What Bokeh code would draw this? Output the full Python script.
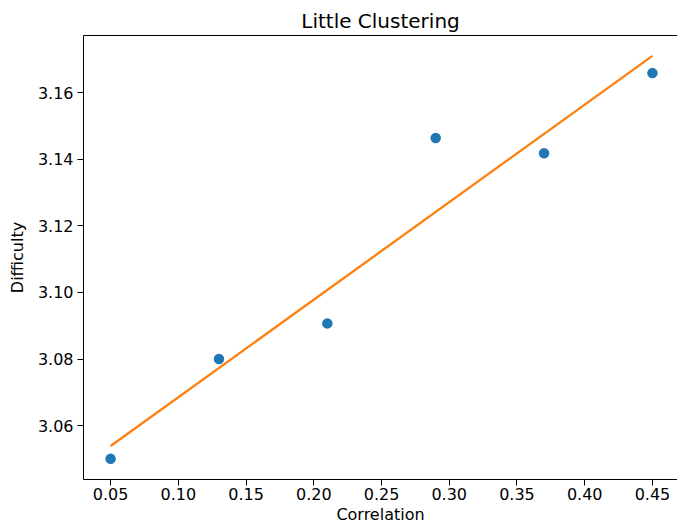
import numpy as np
from bokeh.plotting import figure
from bokeh.models import FixedTicker, Range1d, NumeralTickFormatter, LinearAxis
from bokeh.embed import file_html
from bokeh.resources import INLINE

# Data
correlation = [0.05, 0.13, 0.21, 0.29, 0.37, 0.45]
difficulty = [3.0500, 3.0800, 3.0907, 3.1464, 3.1418, 3.1659]
x_ticks = [0.05, 0.10, 0.15, 0.20, 0.25, 0.30, 0.35, 0.40, 0.45]
y_ticks = [3.06, 3.08, 3.10, 3.12, 3.14, 3.16]

# linear fit
slope, intercept = np.polyfit(correlation, difficulty, 1)
fit_x = [min(correlation), max(correlation)]
fit_y = [slope * v + intercept for v in fit_x]

FONT = "DejaVu Sans"

p = figure(width=677, height=528, output_backend="svg", toolbar_location=None,
           x_range=Range1d(0.03, 0.4685), y_range=Range1d(3.0438, 3.1772),
           min_border_left=83, min_border_right=0, min_border_top=35, min_border_bottom=49,
           title="Little Clustering")

p.title.text_font = FONT
p.title.text_font_size = "20px"
p.title.text_font_style = "normal"
p.title.align = "center"
p.title.text_color = "#000000"
p.title.standoff = 6

p.xgrid.visible = False
p.ygrid.visible = False
p.outline_line_color = None
p.background_fill_color = "white"
p.border_fill_color = "white"

for ax in (p.xaxis[0], p.yaxis[0]):
    ax.axis_line_color = "#000000"
    ax.axis_line_width = 1
    ax.major_tick_line_color = "#000000"
    ax.major_tick_out = 6
    ax.major_tick_in = 0
    ax.minor_tick_line_color = None
    ax.major_label_text_font = FONT
    ax.major_label_text_font_size = "16px"
    ax.major_label_text_color = "#000000"
    ax.axis_label_text_font = FONT
    ax.axis_label_text_font_size = "16px"
    ax.axis_label_text_font_style = "normal"
    ax.axis_label_text_color = "#000000"
    ax.formatter = NumeralTickFormatter(format="0.00")

p.xaxis[0].ticker = FixedTicker(ticks=x_ticks)
p.yaxis[0].ticker = FixedTicker(ticks=y_ticks)
p.xaxis[0].axis_label = "Correlation"
p.yaxis[0].axis_label = "Difficulty"
p.xaxis[0].major_label_standoff = 2
p.yaxis[0].major_label_standoff = 4
p.xaxis[0].axis_label_standoff = 2
p.yaxis[0].axis_label_standoff = 8

# top spine (right spine lies just outside the window in the reference)
top = LinearAxis(ticker=FixedTicker(ticks=[]), axis_line_color="#000000",
                 major_tick_line_color=None, minor_tick_line_color=None,
                 major_label_text_font_size="0px")
p.add_layout(top, "above")

p.scatter(correlation, difficulty, size=10.5, color="#1f77b4", line_color=None)
p.line(fit_x, fit_y, line_color="#ff7f0e", line_width=2.3)

open("out.html", "w").write(file_html(p, INLINE))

──────

_EXERCISE PROMPT_. Copy out all the data exactly; skip the pictures.

_RESULT FOR THIS EXERCISE_.
What Bokeh code would draw this? Output the full Python script.
import numpy as np
from bokeh.plotting import figure
from bokeh.models import FixedTicker, Range1d, NumeralTickFormatter, LinearAxis
from bokeh.embed import file_html
from bokeh.resources import INLINE

# Data
correlation = [0.05, 0.13, 0.21, 0.29, 0.37, 0.45]
difficulty = [3.0500, 3.0800, 3.0907, 3.1464, 3.1418, 3.1659]
x_ticks = [0.05, 0.10, 0.15, 0.20, 0.25, 0.30, 0.35, 0.40, 0.45]
y_ticks = [3.06, 3.08, 3.10, 3.12, 3.14, 3.16]

# linear fit
slope, intercept = np.polyfit(correlation, difficulty, 1)
fit_x = [min(correlation), max(correlation)]
fit_y = [slope * v + intercept for v in fit_x]

FONT = "DejaVu Sans"

p = figure(width=677, height=528, output_backend="svg", toolbar_location=None,
           x_range=Range1d(0.03, 0.4685), y_range=Range1d(3.0438, 3.1772),
           min_border_left=83, min_border_right=0, min_border_top=35, min_border_bottom=49,
           title="Little Clustering")

p.title.text_font = FONT
p.title.text_font_size = "20px"
p.title.text_font_style = "normal"
p.title.align = "center"
p.title.text_color = "#000000"
p.title.standoff = 6

p.xgrid.visible = False
p.ygrid.visible = False
p.outline_line_color = None
p.background_fill_color = "white"
p.border_fill_color = "white"

for ax in (p.xaxis[0], p.yaxis[0]):
    ax.axis_line_color = "#000000"
    ax.axis_line_width = 1
    ax.major_tick_line_color = "#000000"
    ax.major_tick_out = 6
    ax.major_tick_in = 0
    ax.minor_tick_line_color = None
    ax.major_label_text_font = FONT
    ax.major_label_text_font_size = "16px"
    ax.major_label_text_color = "#000000"
    ax.axis_label_text_font = FONT
    ax.axis_label_text_font_size = "16px"
    ax.axis_label_text_font_style = "normal"
    ax.axis_label_text_color = "#000000"
    ax.formatter = NumeralTickFormatter(format="0.00")

p.xaxis[0].ticker = FixedTicker(ticks=x_ticks)
p.yaxis[0].ticker = FixedTicker(ticks=y_ticks)
p.xaxis[0].axis_label = "Correlation"
p.yaxis[0].axis_label = "Difficulty"
p.xaxis[0].major_label_standoff = 2
p.yaxis[0].major_label_standoff = 4
p.xaxis[0].axis_label_standoff = 2
p.yaxis[0].axis_label_standoff = 8

# top spine (right spine lies just outside the window in the reference)
top = LinearAxis(ticker=FixedTicker(ticks=[]), axis_line_color="#000000",
                 major_tick_line_color=None, minor_tick_line_color=None,
                 major_label_text_font_size="0px")
p.add_layout(top, "above")

p.scatter(correlation, difficulty, size=10.5, color="#1f77b4", line_color=None)
p.line(fit_x, fit_y, line_color="#ff7f0e", line_width=2.3)

open("out.html", "w").write(file_html(p, INLINE))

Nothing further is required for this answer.